-- BEGIN RECORDED INFORMATION --

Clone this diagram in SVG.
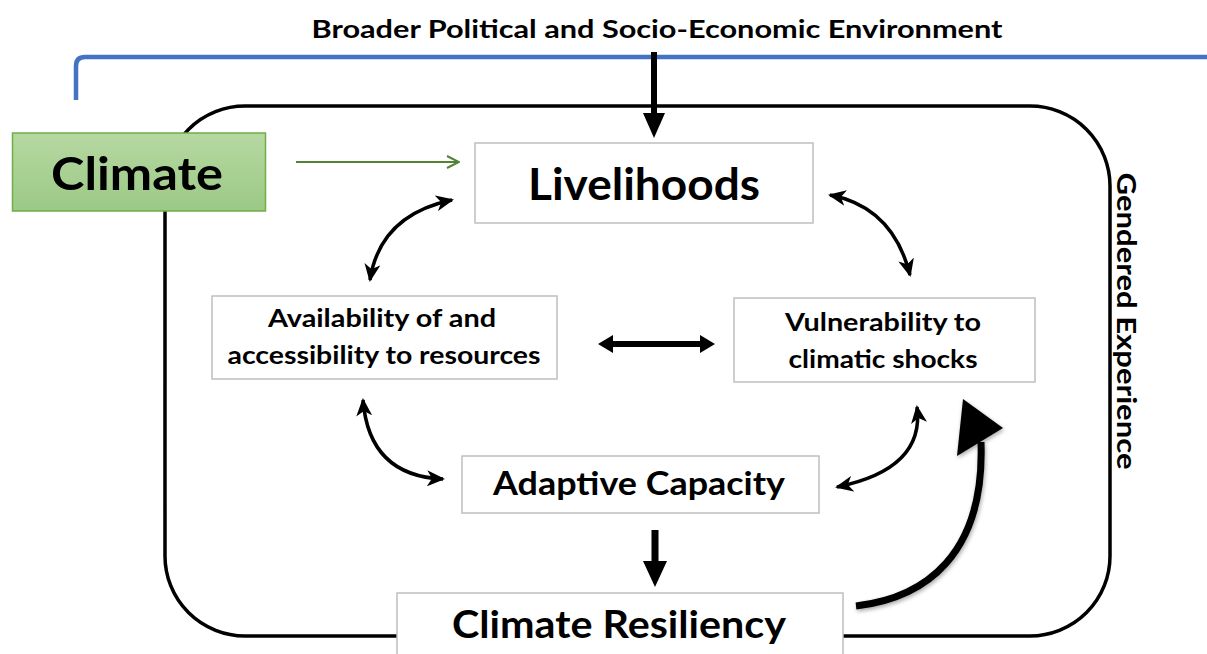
<svg xmlns="http://www.w3.org/2000/svg" width="1207" height="654" viewBox="0 0 1207 654">
  <style>
    .t { font-family: Lato, "Open Sans", "Liberation Sans", sans-serif; font-weight: bold; fill: #000; }
    .box { fill: #fff; stroke: #bfbfbf; stroke-width: 1.5; }
    .curv { fill: none; stroke: #000; stroke-width: 3.5; }
  </style>
  <defs>
    <linearGradient id="green" x1="0" y1="0" x2="0" y2="1">
      <stop offset="0" stop-color="#b6d8a2"/>
      <stop offset="1" stop-color="#9cc985"/>
    </linearGradient>
    <marker id="barb" viewBox="0 0 18 16" refX="16" refY="8" markerWidth="18" markerHeight="16" markerUnits="userSpaceOnUse" orient="auto-start-reverse">
      <path d="M0,0 L18,8 L0,16 L5,8 Z" fill="#000"/>
    </marker>
    <marker id="open" viewBox="0 0 14 14" refX="13" refY="7" markerWidth="14" markerHeight="14" markerUnits="userSpaceOnUse" orient="auto">
      <path d="M1,1 L13,7 L1,13" fill="none" stroke="#548235" stroke-width="2"/>
    </marker>
    <filter id="sh" x="-20%" y="-20%" width="140%" height="140%">
      <feGaussianBlur in="SourceAlpha" stdDeviation="2"/>
      <feOffset dx="1" dy="2"/>
      <feComponentTransfer><feFuncA type="linear" slope="0.35"/></feComponentTransfer>
      <feMerge><feMergeNode/><feMergeNode in="SourceGraphic"/></feMerge>
    </filter>
  </defs>

  <rect width="1207" height="654" fill="#fff"/>

  <g id="environment">
    <path d="M76,100 L76,66 Q76,57 85,57 L1207,57" fill="none" stroke="#4472c4" stroke-width="4.5"/>
    <text class="t" x="657" y="38" font-size="25" text-anchor="middle" textLength="691" lengthAdjust="spacingAndGlyphs">Broader Political and Socio-Economic Environment</text>
  </g>

  <g id="gendered-experience">
    <rect x="165" y="106" width="945" height="530" rx="80" ry="80" fill="none" stroke="#000" stroke-width="3.5"/>
    <text class="t" transform="translate(1117,321) rotate(90)" x="0" y="0" font-size="27" text-anchor="middle" textLength="297" lengthAdjust="spacingAndGlyphs">Gendered Experience</text>
  </g>

  <g id="connectors">
    <line x1="654" y1="52" x2="654" y2="116" stroke="#000" stroke-width="6"/>
    <polygon points="643,113 665,113 654,138" fill="#000"/>
    <line x1="296" y1="162" x2="459" y2="162" stroke="#548235" stroke-width="2" marker-end="url(#open)"/>
    <path class="curv" d="M370,280 Q380,215 452,200" marker-start="url(#barb)" marker-end="url(#barb)"/>
    <path class="curv" d="M830,195 Q893,207 910,275" marker-start="url(#barb)" marker-end="url(#barb)"/>
    <path class="curv" d="M363,400 Q369,476 443,479" marker-start="url(#barb)" marker-end="url(#barb)"/>
    <path class="curv" d="M917,407 Q925,469 837,487" marker-start="url(#barb)" marker-end="url(#barb)"/>
    <polygon points="598,344 613,335 613,341 700,341 700,335 715,344 700,353 700,347 613,347 613,353" fill="#000"/>
    <line x1="655" y1="530" x2="655" y2="563" stroke="#000" stroke-width="7"/>
    <polygon points="643,561 667,561 655,587" fill="#000"/>
    <g filter="url(#sh)">
      <path d="M856,606 C925,598 985,555 981,442" fill="none" stroke="#000" stroke-width="7"/>
      <polygon points="963,399 1003,428 957,456" fill="#000"/>
    </g>
  </g>

  <g id="climate">
    <rect x="12.5" y="133" width="253" height="78" fill="url(#green)" stroke="#70ad47" stroke-width="1.5"/>
    <text class="t" x="137" y="190" font-size="46" text-anchor="middle" textLength="172" lengthAdjust="spacingAndGlyphs">Climate</text>
  </g>

  <g id="livelihoods">
    <rect class="box" x="475" y="143" width="338" height="80"/>
    <text class="t" x="644" y="200" font-size="44" text-anchor="middle" textLength="232" lengthAdjust="spacingAndGlyphs">Livelihoods</text>
  </g>

  <g id="availability">
    <rect class="box" x="212" y="296" width="345" height="83"/>
    <text class="t" x="382" y="327" font-size="25" text-anchor="middle" textLength="228" lengthAdjust="spacingAndGlyphs">Availability of and</text>
    <text class="t" x="384" y="364" font-size="25" text-anchor="middle" textLength="313" lengthAdjust="spacingAndGlyphs">accessibility to resources</text>
  </g>

  <g id="vulnerability">
    <rect class="box" x="734" y="298" width="301" height="84"/>
    <text class="t" x="883" y="331" font-size="24" text-anchor="middle" textLength="196" lengthAdjust="spacingAndGlyphs">Vulnerability to</text>
    <text class="t" x="883" y="368" font-size="24" text-anchor="middle" textLength="189" lengthAdjust="spacingAndGlyphs">climatic shocks</text>
  </g>

  <g id="adaptive-capacity">
    <rect class="box" x="462" y="456" width="357" height="57"/>
    <text class="t" x="639" y="495" font-size="32" text-anchor="middle" textLength="292" lengthAdjust="spacingAndGlyphs">Adaptive Capacity</text>
  </g>

  <g id="climate-resiliency">
    <rect class="box" x="397" y="593" width="446" height="70"/>
    <text class="t" x="619" y="638" font-size="38" text-anchor="middle" textLength="334" lengthAdjust="spacingAndGlyphs">Climate Resiliency</text>
  </g>
</svg>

-- END RECORDED INFORMATION --

Omitting all images, print the listing exactly.

# FINISHED EXERCISE:
Clone this diagram in SVG.
<svg xmlns="http://www.w3.org/2000/svg" width="1207" height="654" viewBox="0 0 1207 654">
  <style>
    .t { font-family: Lato, "Open Sans", "Liberation Sans", sans-serif; font-weight: bold; fill: #000; }
    .box { fill: #fff; stroke: #bfbfbf; stroke-width: 1.5; }
    .curv { fill: none; stroke: #000; stroke-width: 3.5; }
  </style>
  <defs>
    <linearGradient id="green" x1="0" y1="0" x2="0" y2="1">
      <stop offset="0" stop-color="#b6d8a2"/>
      <stop offset="1" stop-color="#9cc985"/>
    </linearGradient>
    <marker id="barb" viewBox="0 0 18 16" refX="16" refY="8" markerWidth="18" markerHeight="16" markerUnits="userSpaceOnUse" orient="auto-start-reverse">
      <path d="M0,0 L18,8 L0,16 L5,8 Z" fill="#000"/>
    </marker>
    <marker id="open" viewBox="0 0 14 14" refX="13" refY="7" markerWidth="14" markerHeight="14" markerUnits="userSpaceOnUse" orient="auto">
      <path d="M1,1 L13,7 L1,13" fill="none" stroke="#548235" stroke-width="2"/>
    </marker>
    <filter id="sh" x="-20%" y="-20%" width="140%" height="140%">
      <feGaussianBlur in="SourceAlpha" stdDeviation="2"/>
      <feOffset dx="1" dy="2"/>
      <feComponentTransfer><feFuncA type="linear" slope="0.35"/></feComponentTransfer>
      <feMerge><feMergeNode/><feMergeNode in="SourceGraphic"/></feMerge>
    </filter>
  </defs>

  <rect width="1207" height="654" fill="#fff"/>

  <g id="environment">
    <path d="M76,100 L76,66 Q76,57 85,57 L1207,57" fill="none" stroke="#4472c4" stroke-width="4.5"/>
    <text class="t" x="657" y="38" font-size="25" text-anchor="middle" textLength="691" lengthAdjust="spacingAndGlyphs">Broader Political and Socio-Economic Environment</text>
  </g>

  <g id="gendered-experience">
    <rect x="165" y="106" width="945" height="530" rx="80" ry="80" fill="none" stroke="#000" stroke-width="3.5"/>
    <text class="t" transform="translate(1117,321) rotate(90)" x="0" y="0" font-size="27" text-anchor="middle" textLength="297" lengthAdjust="spacingAndGlyphs">Gendered Experience</text>
  </g>

  <g id="connectors">
    <line x1="654" y1="52" x2="654" y2="116" stroke="#000" stroke-width="6"/>
    <polygon points="643,113 665,113 654,138" fill="#000"/>
    <line x1="296" y1="162" x2="459" y2="162" stroke="#548235" stroke-width="2" marker-end="url(#open)"/>
    <path class="curv" d="M370,280 Q380,215 452,200" marker-start="url(#barb)" marker-end="url(#barb)"/>
    <path class="curv" d="M830,195 Q893,207 910,275" marker-start="url(#barb)" marker-end="url(#barb)"/>
    <path class="curv" d="M363,400 Q369,476 443,479" marker-start="url(#barb)" marker-end="url(#barb)"/>
    <path class="curv" d="M917,407 Q925,469 837,487" marker-start="url(#barb)" marker-end="url(#barb)"/>
    <polygon points="598,344 613,335 613,341 700,341 700,335 715,344 700,353 700,347 613,347 613,353" fill="#000"/>
    <line x1="655" y1="530" x2="655" y2="563" stroke="#000" stroke-width="7"/>
    <polygon points="643,561 667,561 655,587" fill="#000"/>
    <g filter="url(#sh)">
      <path d="M856,606 C925,598 985,555 981,442" fill="none" stroke="#000" stroke-width="7"/>
      <polygon points="963,399 1003,428 957,456" fill="#000"/>
    </g>
  </g>

  <g id="climate">
    <rect x="12.5" y="133" width="253" height="78" fill="url(#green)" stroke="#70ad47" stroke-width="1.5"/>
    <text class="t" x="137" y="190" font-size="46" text-anchor="middle" textLength="172" lengthAdjust="spacingAndGlyphs">Climate</text>
  </g>

  <g id="livelihoods">
    <rect class="box" x="475" y="143" width="338" height="80"/>
    <text class="t" x="644" y="200" font-size="44" text-anchor="middle" textLength="232" lengthAdjust="spacingAndGlyphs">Livelihoods</text>
  </g>

  <g id="availability">
    <rect class="box" x="212" y="296" width="345" height="83"/>
    <text class="t" x="382" y="327" font-size="25" text-anchor="middle" textLength="228" lengthAdjust="spacingAndGlyphs">Availability of and</text>
    <text class="t" x="384" y="364" font-size="25" text-anchor="middle" textLength="313" lengthAdjust="spacingAndGlyphs">accessibility to resources</text>
  </g>

  <g id="vulnerability">
    <rect class="box" x="734" y="298" width="301" height="84"/>
    <text class="t" x="883" y="331" font-size="24" text-anchor="middle" textLength="196" lengthAdjust="spacingAndGlyphs">Vulnerability to</text>
    <text class="t" x="883" y="368" font-size="24" text-anchor="middle" textLength="189" lengthAdjust="spacingAndGlyphs">climatic shocks</text>
  </g>

  <g id="adaptive-capacity">
    <rect class="box" x="462" y="456" width="357" height="57"/>
    <text class="t" x="639" y="495" font-size="32" text-anchor="middle" textLength="292" lengthAdjust="spacingAndGlyphs">Adaptive Capacity</text>
  </g>

  <g id="climate-resiliency">
    <rect class="box" x="397" y="593" width="446" height="70"/>
    <text class="t" x="619" y="638" font-size="38" text-anchor="middle" textLength="334" lengthAdjust="spacingAndGlyphs">Climate Resiliency</text>
  </g>
</svg>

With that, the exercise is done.